Ouch ! Quelle expérience et quel voyage…
La route, de
Cormac McCarthy semble devenu un grand classique de la SF et du genre post-apo, qu'il représente parfaitement. Possible que le film (que je n'ai pas vu) sorti peu de temps après ait participé à cette consécration. Mais enfin, en ce qui me concerne, le roman est déjà énorme. Petit mais costaud !
La route, un superbe titre pour cette histoire qui se borne à nous faire marcher aux côtés d'un père et son fils, rescapés d'une terre brûlée, sur les vestiges d'une route nationale.
L'ambiance est lourde, désespérée. Elle m'a immédiatement rappelé la troisième partie de
Ravage, de
René Barjavel : le Chemin de cendres. Terres désolées, terres dévastées, terres mortes devenues mortelles. Tout y est. Mais tandis que la plume de
Barjavel se veut lyrique et romanesque, McCarthy prend le parfait contre-pied avec une écriture essorée (y compris syntaxiquement), des dialogues asséchés, et une intrigue avançant tels ses personnages : sans but apparent autre que la survie.
Survie. Quand il n'est plus question d'autre chose que cela.
La vision est l'une des plus pessimistes que j'ai pu voir dans ce genre. Avis aux survivalistes : vous pensez être prêts ? Lisez McCarthy !
L'auteur m'a impressionné non pas par la noirceur de ce monde cauchemardesque, mais par son talent pour nous y emmener au plus près. Personnellement, j'ai eu du mal avec son style particulier sans virgules (les « et » à répétitions me donnaient la migraine). Mais finalement il y a beaucoup de cohérence : le style épuré, les dialogues bruts, la restriction à deux personnages (désignés par le « père » et l'« enfant », « il » et « il »), l'éviction de toute intrigue, tout cela concourt à renforcer le sentiment d'identification.
Si vous cherchez un roman avec de l'action, de l'aventure, des rebondissements, passez votre… route !
La Route de McCarthy n'est pas celle de Mad Max. Il ne se passe pas tant de chose que cela dans cette histoire. À vrai dire, j'ai passé le premier quart du livre à guetter impatiemment le premier grand frisson. Et puis, quand celui-ci est arrivé enfin, croyez-le ou pas, j'ai passé le reste du roman à prier pour que plus jamais la moindre anicroche ne nous arrive. Et quand je dis « nous », je parle du père, de l'enfant, et… de moi !
La spiritualité est très développée dans ce roman.
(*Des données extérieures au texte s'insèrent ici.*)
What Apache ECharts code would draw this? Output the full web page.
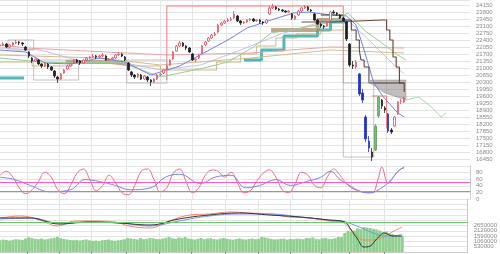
<!DOCTYPE html>
<html><head><meta charset="utf-8">
<script src="https://cdn.jsdelivr.net/npm/echarts@6/dist/echarts.min.js"></script>
<style>html,body{margin:0;padding:0;background:#fff}#c{width:500px;height:254px}</style>
</head><body><div id="c"></div>
<script>
// ---------- DATA ----------
const monthStarts = [17,37,57,79,100,120,141,162,182,201,219,241];
const monthLabels = ['5','6','7','8','9','10','11','12','1','2','3','4'];
// daily candles sampled every 2 trading days: [open, close, low, high]
const ohlc = [
[22100,22150,22050,22250],[22150,22200,22100,22300],[22200,22050,22000,22250],[22050,22150,22000,22200],
[22150,22250,22100,22300],[22250,22300,22200,22400],[22300,22250,22150,22350],[22250,22200,22100,22300],
[22050,21900,21850,22100],[21800,21600,21500,21850],[21500,21350,21250,21550],[21350,21450,21300,21500],
[21400,21200,21150,21450],[21200,21100,21000,21250],[21100,21250,21050,21300],[21200,21050,20950,21250],
[21050,20900,20850,21100],[20850,20600,20500,20900],[20550,20450,20250,20600],[20450,20700,20400,20750],
[20750,20900,20700,20950],[20950,21100,20900,21150],[21100,21200,21050,21250],[21250,21400,21200,21450],
[21400,21300,21250,21450],[21350,21250,21150,21400],[21250,21400,21200,21450],[21400,21500,21350,21550],
[21500,21550,21450,21600],[21550,21600,21500,21700],[21600,21550,21450,21650],[21550,21600,21500,21650],
[21600,21650,21550,21750],[21600,21400,21350,21650],[21400,21450,21350,21500],[21450,21500,21400,21550],
[21500,21650,21450,21700],[21650,21700,21600,21800],[21700,21600,21550,21750],[21550,21400,21350,21600],
[21250,20900,20850,21300],[20800,20650,20550,20850],[20650,20550,20450,20700],[20550,20700,20500,20750],
[20650,20450,20400,20700],[20450,20600,20400,20650],[20550,20400,20300,20600],[20400,20300,20100,20450],
[20300,20450,20250,20500],[20450,20650,20400,20700],[20650,20700,20600,20750],[20750,20900,20700,20950],
[20950,21100,20900,21150],[21150,21400,21100,21450],[21450,21800,21400,21850],[21850,22100,21800,22150],
[22100,22250,22050,22350],[22250,22100,22050,22300],[22100,22000,21900,22150],[22000,21800,21750,22050],
[21700,21400,21350,21750],[21400,21450,21300,21500],[21500,21650,21450,21700],[21750,22100,21700,22150],
[22150,22300,22100,22350],[22350,22500,22300,22550],[22500,22650,22450,22700],[22650,22700,22600,22800],
[22800,23150,22750,23200],[23150,23250,23100,23300],[23250,23350,23200,23400],[23350,23400,23300,23500],
[23400,23450,23350,23550],[23500,23700,23450,23850],[23600,23350,23300,23650],[23350,23250,23150,23400],
[23250,23300,23200,23350],[23300,23400,23250,23450],[23400,23450,23350,23500],[23450,23350,23300,23500],
[23350,23400,23300,23450],[23400,23300,23200,23450],[23300,23250,23150,23350],[23250,23400,23200,23450],
[23700,24000,23650,24100],[24000,24050,23950,24200],[24050,23950,23900,24100],[23950,23900,23850,24000],
[23900,23850,23800,23950],[23850,23800,23750,23900],[23800,23850,23750,23900],[23700,23500,23400,23750],
[23450,23600,23400,23650],[23650,23850,23600,23900],[23850,24000,23800,24050],[24000,24050,23950,24150],
[24050,23900,23850,24100],[23900,23850,23800,23950],[23700,23400,23350,23750],[23400,23200,23150,23450],
[23200,23100,23000,23250],[23100,23050,22950,23150],[23100,23300,23050,23350],[23400,23800,23350,23850],
[23800,23750,23700,23900],[23750,23700,23600,23800],[23650,23500,23450,23700],[23500,23350,23300,23550],
[23300,22450,22350,23350],[22200,21150,21050,22250],[21150,21100,20950,21350],[21050,21300,20950,21400],
[20700,19700,19600,20750],[19750,19400,19250,19950],[18550,17450,17300,18650],[17350,17000,16800,17600],
[16800,16550,16350,17000],[16900,18100,16850,18200],[18600,19550,18500,19600],[19400,19100,18950,19450],
[19000,18900,18750,19100],[18700,17850,17750,18750],[17900,17800,17700,18000],[18100,18550,18050,18600],
[18700,19300,18650,19350],[19350,19350,19200,19450],[19300,19500,19250,19550]
];
const volume = [
118,124,120,115,122,128,125,121,135,148, 140,132,128,135,126,130,138,142,150,138,
130,125,120,118,122,115,120,125,118,112, 115,110,118,120,125,116,112,118,122,128,
140,135,130,125,138,128,132,140,136,130, 128,135,142,150,138,132,145,140,150,135,
130,125,132,140,128,135,138,130,126,134, 140,132,128,124,130,136,128,125,130,135,
128,132,150,145,138,130,126,128,132,135, 124,130,128,135,132,128,140,138,145,132,
128,136,140,132,130,138,150,148,190,210, 205,215,235,228,250,245,240,232,225,215,
200,205,190,180,170,165,160
];
// moving averages / indicator lines: [tradingDay, value]
const ma25 = [[0,21900],[16,21800],[28,21250],[44,21200],[62,21500],[78,21300],[94,20650],[100,20800],[112,21100],[127,21750],[142,22400],[154,23000],[169,23400],[183,23750],[192,23800],[206,23650],[216,23600],[222,23150],[227,21900],[233,20250],[239,19550],[248,18750],[252,18550]];
const ma75 = [[0,21500],[25,21300],[50,21250],[75,21300],[100,20550],[127,21000],[142,21300],[158,22050],[169,22750],[188,23000],[204,23250],[217,23750],[227,22900],[238,22250],[248,21650],[253,21400]];
const ma200 = [[0,22150],[17,22000],[104,21650],[156,21750],[206,22050],[252,22000]];
const ma100 = [[0,21650],[62,21500],[100,21150],[156,21500],[206,21900],[252,21750]];
const ma13w = [[0,22000],[25,21900],[50,21350],[75,21300],[100,20900],[125,21150],[150,21900],[175,22700],[200,23300],[216,23450],[230,22400],[245,21200],[252,20700]];
const cloudLineA = [[0,20500],[15,20500]];
const cloudLineB = [[152,21400],[163,21900],[177,22600],[198,22900],[206,23300],[216,23300]];
const cloudBandA = [[41,21300],[69,21200],[79,21200]];
const cloudBandB = [[169,22900],[198,23400],[214,23400]];
const spanB = [[0,21300],[20,21100],[45,21250],[80,21100],[100,20900],[120,20900],[135,21300],[150,21700],[160,22100],[172,22500],[185,22700],[200,22900],[214,23100]];
const kijun = [[188,23300],[206,23400],[239,23400],[241,22900],[243,22400],[245,21550],[247,21050],[249,20250],[252,19800]];
const tenkan = [[200,23650],[214,23400],[219,22900],[222,22400],[224,21900],[225,21400],[227,21050],[230,20250],[252,20250]];
const spanTop = [[231,20400],[253,20400]];
const spanBottom = [[231,20250],[240,19750],[253,19400]];
const spanLead = [[253,19400],[261,19550],[269,19050],[275,18550],[278,18750]];
// box ranges: [t1, price1, t2, price2]
const grayBoxes = [[5,22400,21,21900],[21,21400,49,20400],[79,21400,104,20250],[214,20250,233,16550]];
const redBox = [[104,20400],[104,24100],[214,24100],[214,20250]];
const redBox2 = [[232,19600],[241,19600],[241,18000]];
// oscillator
const oscFast = [[0,72],[4,84],[8,66],[12,34],[16,16],[20,28],[24,53],[28,81],[32,66],[36,28],[40,16],[44,41],[48,78],[52,91],[56,59],[60,25],[64,41],[68,72],[72,50],[76,19],[80,13],[84,41],[88,84],[92,91],[96,59],[100,22],[104,34],[108,78],[112,91],[116,53],[120,19],[124,34],[128,72],[132,88],[136,84],[140,66],[144,81],[148,50],[152,19],[156,25],[160,53],[164,78],[168,88],[172,66],[176,28],[180,19],[184,47],[188,81],[192,72],[196,41],[200,34],[204,66],[208,91],[212,72],[216,47],[220,31],[224,25],[228,19],[232,19],[236,66],[238,97],[242,47],[246,72],[250,91],[252,94]];
const oscSlow = [[0,66],[9,59],[19,41],[31,22],[44,28],[53,59],[62,53],[72,41],[81,28],[94,34],[103,66],[112,75],[125,47],[134,66],[144,72],[153,34],[162,41],[172,59],[181,41],[191,53],[200,66],[206,84],[212,59],[219,38],[225,22],[231,19],[237,31],[244,59],[248,84],[252,97]];
const oscLevels = [50,25];
// MACD-type lines in the volume pane
const macdA = [[0,4],[13,6],[25,2],[36,-4],[47,1],[59,1],[72,0],[81,-4],[94,-6],[106,1],[119,7],[131,8],[144,10],[156,9],[169,8],[181,5],[194,4],[206,1],[214,0],[219,-6],[223,-13],[228,-18],[234,-18],[241,-14],[247,-9],[252,-5]];
const macdB = [[0,3],[19,4],[37,-1],[56,0],[75,-1],[94,-4],[112,1],[131,6],[150,8],[169,8],[188,5],[206,2],[214,1],[222,-3],[228,-7],[234,-11],[241,-14],[247,-14],[252,-12]];
const macdC = [[0,4],[19,4],[37,-2],[56,0],[75,-1],[94,-3],[112,3],[131,7],[150,9],[169,7],[188,5],[206,2],[216,0],[220,-8],[224,-17],[228,-25],[232,-24],[236,-17],[241,-11],[246,-14],[252,-14]];

// ---------- CHART ----------
const N = 294;
const cats = Array.from({length:N},(_,i)=>{const k=monthStarts.indexOf(i);return k>=0?monthLabels[k]:'';});
const isMonth = i => monthStarts.indexOf(i) >= 0;
const blueT = [224,226,228,230,242], greenT = [234,236];
const candleData = ohlc.map((d,i)=>{
  const t=i*2, item={value:[t,...d]};
  if(blueT.includes(t)) item.itemStyle={color:'#2233cc',color0:'#2233cc',borderColor:'#2233cc',borderColor0:'#2233cc'};
  if(greenT.includes(t)) item.itemStyle={color:'#77c077',color0:'#77c077',borderColor:'#55a055',borderColor0:'#55a055'};
  return item;
});
const volData = volume.map((v,i)=>[i*2,v]);
const chart = echarts.init(document.getElementById('c'),null,{renderer:'canvas'});
const gl = '#e4e4e4', lab = {fontSize:6,color:'#8a8a8a',fontFamily:'Liberation Sans',margin:6};
function xAx(g){return {type:'category',gridIndex:g,data:cats,boundaryGap:false,
  axisLine:{show:g===2,lineStyle:{color:'#ccc'}},axisTick:{show:g===2,interval:isMonth,length:2,lineStyle:{color:'#888'}},
  axisLabel:{show:false},splitLine:{show:true,interval:isMonth,lineStyle:{color:gl,width:1}}};}
function line(data,color,w,opt){return Object.assign({type:'line',data,xAxisIndex:0,yAxisIndex:0,symbol:'none',silent:true,
  lineStyle:{color,width:w},z:2},opt||{});}
function poly(top,bottom,fill){
  return {type:'custom',xAxisIndex:0,yAxisIndex:0,silent:true,z:1,data:[[top[0][0],top[0][1]]],
    renderItem:(p,api)=>{const pts=top.map(q=>api.coord(q)).concat(bottom.slice().reverse().map(q=>api.coord(q)));
      return {type:'polygon',shape:{points:pts},style:{fill,stroke:'rgba(80,80,80,0.6)',lineWidth:0.5}};}};
}
const series = [
  poly(spanTop,spanBottom,'rgba(120,110,110,0.45)'),
  line(cloudLineA,'#4fb8b8',3,{step:'end'}),
  line(cloudLineB,'#4fb8b8',3,{step:'end'}),
  line(cloudBandA,'rgba(170,130,90,0.7)',4,{step:'end'}),
  line(cloudBandB,'rgba(170,130,90,0.7)',4,{step:'end'}),
  line(spanB,'#c0a870',0.8,{step:'end'}),
  line(ma200,'#eba3a3',1),
  line(ma100,'#d8b98a',1),
  line(ma13w,'#b9b0dd',0.8),
  line(ma75,'#92cf92',1),
  line(ma25,'#7080e8',1),
  line(kijun,'#6e4a38',1.2,{step:'end'}),
  line(tenkan,'#4e3a2c',1,{step:'end'}),
  line(spanLead,'#8fcf8f',0.8),
  line(redBox,'#f07a7a',1),
  line(redBox2,'#f07a7a',1),
  ...grayBoxes.map(b=>line([[b[0],b[1]],[b[2],b[1]],[b[2],b[3]],[b[0],b[3]],[b[0],b[1]]],'#a8a8a8',0.7)),
  {type:'candlestick',xAxisIndex:0,yAxisIndex:0,data:candleData,encode:{x:0,y:[1,2,3,4]},barWidth:2,z:5,silent:true,
   itemStyle:{color:'#ffffff',color0:'#222222',borderColor:'#e05060',borderColor0:'#222222',borderWidth:0.8}},
  line(oscFast,'#f06a80',1,{xAxisIndex:1,yAxisIndex:1,smooth:0.4,
    markLine:{silent:true,symbol:'none',label:{show:false},lineStyle:{color:'#ff5acd',width:1,type:'solid'},data:oscLevels.map(v=>({yAxis:v}))}}),
  line(oscSlow,'#7a86e6',1,{xAxisIndex:1,yAxisIndex:1,smooth:0.4}),
  {type:'bar',xAxisIndex:2,yAxisIndex:2,data:volData,barWidth:3,silent:true,itemStyle:{color:'#8fd08f'},z:1},
  line(macdA,'#f0866e',1,{xAxisIndex:2,yAxisIndex:3,smooth:0.4,
    markLine:{silent:true,symbol:'none',label:{show:false},lineStyle:{color:'#6cc66c',width:1,type:'solid'},data:[{yAxis:0}]}}),
  line(macdB,'#8090ea',1,{xAxisIndex:2,yAxisIndex:3,smooth:0.4}),
  line(macdC,'#333333',1,{xAxisIndex:2,yAxisIndex:3,smooth:0.4}),
];
chart.setOption({
  animation:false,backgroundColor:'#fff',
  grid:[{left:0,right:30,top:0,height:166},{left:0,right:30,top:166,height:33},{left:0,right:30,top:199,height:53}],
  xAxis:[xAx(0),xAx(1),xAx(2)],
  yAxis:[
    {type:'value',gridIndex:0,position:'right',min:16100,max:24400,interval:350,axisLine:{show:false},axisTick:{show:false},
      axisLabel:Object.assign({showMinLabel:false,showMaxLabel:false,formatter:v=>String(v)},lab),splitLine:{lineStyle:{color:gl}}},
    {type:'value',gridIndex:1,position:'right',min:0,max:100,interval:20,axisLine:{show:true,lineStyle:{color:'#ccc'}},axisTick:{show:false},
      axisLabel:Object.assign({showMinLabel:true,showMaxLabel:false,formatter:v=>String(v)},lab),splitLine:{lineStyle:{color:gl}}},
    {type:'value',gridIndex:2,position:'right',min:0,max:530,interval:53,axisLine:{show:true,lineStyle:{color:'#ccc'}},axisTick:{show:false},
      axisLabel:Object.assign({showMaxLabel:false,formatter:v=>v<=265?String(Math.round(v*10000)):''},lab),splitLine:{lineStyle:{color:gl}}},
    {type:'value',gridIndex:2,position:'right',min:-30,max:23,show:false,splitLine:{show:false}}
  ],
  series
});
</script></body></html>
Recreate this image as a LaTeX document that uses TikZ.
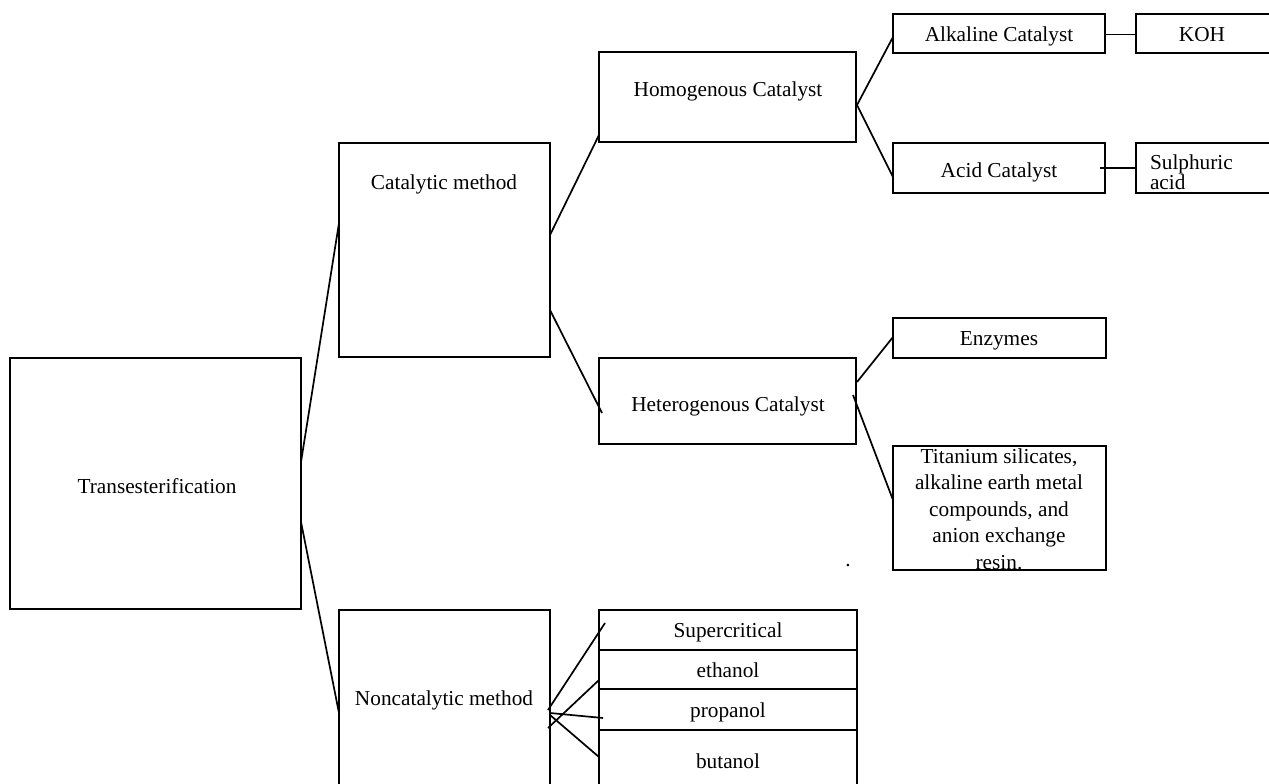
\documentclass[tikz,border=0pt]{standalone}
\usepackage{fontspec}
\setmainfont{Liberation Serif}
\begin{document}
\begin{tikzpicture}[x=1pt,y=-1pt,
  box/.style={draw=black, line width=1.8pt, inner sep=0pt, outer sep=0pt, anchor=north west},
  lbl/.style={inner sep=0pt, outer sep=0pt, anchor=base, font=\fontsize{21.3}{26}\selectfont},
  conn/.style={draw=black, line width=1.7pt}]
\useasboundingbox (0,0) rectangle (1269,784);
% boxes
\node[box, minimum width=291, minimum height=251] (trans) at (10,358) {};
\node[box, minimum width=211, minimum height=214] (cat) at (339,143) {};
\node[box, minimum width=211, minimum height=180] (noncat) at (339,610) {};
\node[box, minimum width=257, minimum height=90] (homo) at (599,52) {};
\node[box, minimum width=257, minimum height=86] (hetero) at (599,358) {};
\node[box, minimum width=212, minimum height=39] (alk) at (893,14) {};
\node[box, minimum width=136, minimum height=39] (koh) at (1136,14) {};
\node[box, minimum width=212, minimum height=50] (acid) at (893,143) {};
\node[box, minimum width=136, minimum height=50] (sulph) at (1136,143) {};
\node[box, minimum width=213, minimum height=40] (enz) at (893,318) {};
\node[box, minimum width=213, minimum height=124] (tit) at (893,446) {};
\node[box, minimum width=258, minimum height=40] (super) at (599,610) {};
\node[box, minimum width=258, minimum height=39] (eth) at (599,650) {};
\node[box, minimum width=258, minimum height=41] (prop) at (599,689) {};
\node[box, minimum width=258, minimum height=60] (but) at (599,730) {};
% texts
\node[lbl] (transT) at (157,493) {Transesterification};
\node[lbl] (catT) at (444,189) {Catalytic method};
\node[lbl] (noncatT) at (444,705) {Noncatalytic method};
\node[lbl] (homoT) at (728,96) {Homogenous Catalyst};
\node[lbl] (heteroT) at (728,411) {Heterogenous Catalyst};
\node[lbl] (alkT) at (999,42) {Alkaline Catalyst};
\node[lbl] (kohT) at (1202,42) {KOH};
\node[lbl] (acidT) at (999,177) {Acid Catalyst};
\node[lbl, anchor=west, align=left, font=\fontsize{21.3}{18}\selectfont] (sulphT) at (1150,172) {Sulphuric\\acid};
\node[lbl] (enzT) at (999,345) {Enzymes};
\node[lbl, anchor=center, align=center, font=\fontsize{21.3}{26.5}\selectfont] (titT) at (999,509) {Titanium silicates,\\alkaline earth metal\\compounds, and\\anion exchange\\resin.};
\node[lbl] (superT) at (728,637) {Supercritical};
\node[lbl] (ethT) at (728,677) {ethanol};
\node[lbl] (propT) at (728,717) {propanol};
\node[lbl] (butT) at (728,768) {butanol};
\node[lbl] (dot) at (848,566) {.};
% connectors
\draw[conn] ([yshift=21.5pt]trans.east) -- ([yshift=27pt]cat.west);
\draw[conn] ([yshift=-38.5pt]trans.east) -- ([yshift=-13pt]noncat.west);
\draw[conn] ([yshift=15pt]cat.east) -- ([yshift=-38pt]homo.west);
\draw[conn] ([yshift=-60pt]cat.east) -- ([xshift=3pt,yshift=-12pt]hetero.west);
\draw[conn] ([xshift=1pt,yshift=-8pt]homo.east) -- ([yshift=-3.5pt]alk.west);
\draw[conn] ([xshift=1pt,yshift=-8pt]homo.east) -- ([yshift=-9pt]acid.west);
\draw[conn] ([yshift=-1pt]alk.east) -- ([yshift=-1pt]koh.west);
\draw[conn] ([xshift=-5pt]acid.east) -- (sulph.west);
\draw[conn] ([xshift=1pt,yshift=19pt]hetero.east) -- ([yshift=1pt]enz.west);
\draw[conn] ([xshift=-3pt,yshift=6pt]hetero.east) -- ([yshift=8pt]tit.west);
\draw[conn] ([xshift=-2pt,yshift=-10pt]noncat.east) -- ([xshift=6pt,yshift=7pt]super.west);
\draw[conn] ([xshift=-2pt,yshift=-28pt]noncat.east) -- ([yshift=-10.5pt]eth.west);
\draw[conn] ([yshift=-13pt]noncat.east) -- ([xshift=4pt,yshift=-8.5pt]prop.west);
\draw[conn] ([yshift=-15pt]noncat.east) -- ([yshift=3pt]but.west);
\end{tikzpicture}
\end{document}
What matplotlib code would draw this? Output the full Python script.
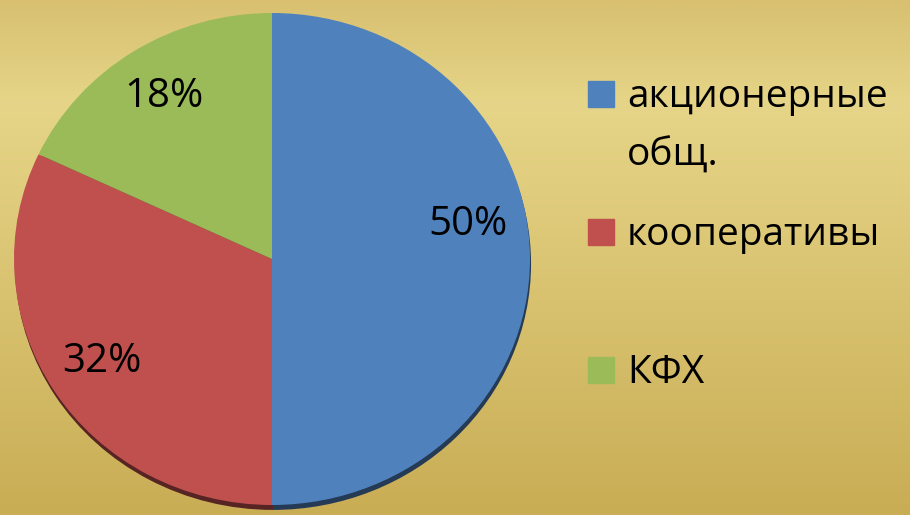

Notamment par le rapport à la vie, à la mort, et à Dieu. Devant le barbarisme de ce monde devenu inhumain, Père et fils se replient tous deux vers une forme de spiritualité salvatrice, quoique différente pour l'un et pour l'autre.
Côté petits défauts, on peut se pencher sur la crédibilité, vu qu'elle est a priori recherchée par l'auteur. Eh bien, j'ai été assez étonné que dans ce monde post-apocalyptique, il y ait si peu d'animaux. Ni oiseaux, ni mammifères, ni poissons. Même les insectes sont peu évoqués. Cela m'a étonné, car ce que je sais des grandes extinctions biologiques, c'est que les grands mammifères sont généralement les premiers à disparaître. Et quand bien même l'Homme saurait tirer son épingle du jeu grâce à la technologie, ce roman n'en fait pas la démonstration...
La Route est de ces romans dont j'aime dire que s'ils n'existaient pas, il faudrait les inventer. (Et il aura fallu attendre 2006…) Si simple dans le concept, si court, si efficace. Une belle démonstration et une belle réussite.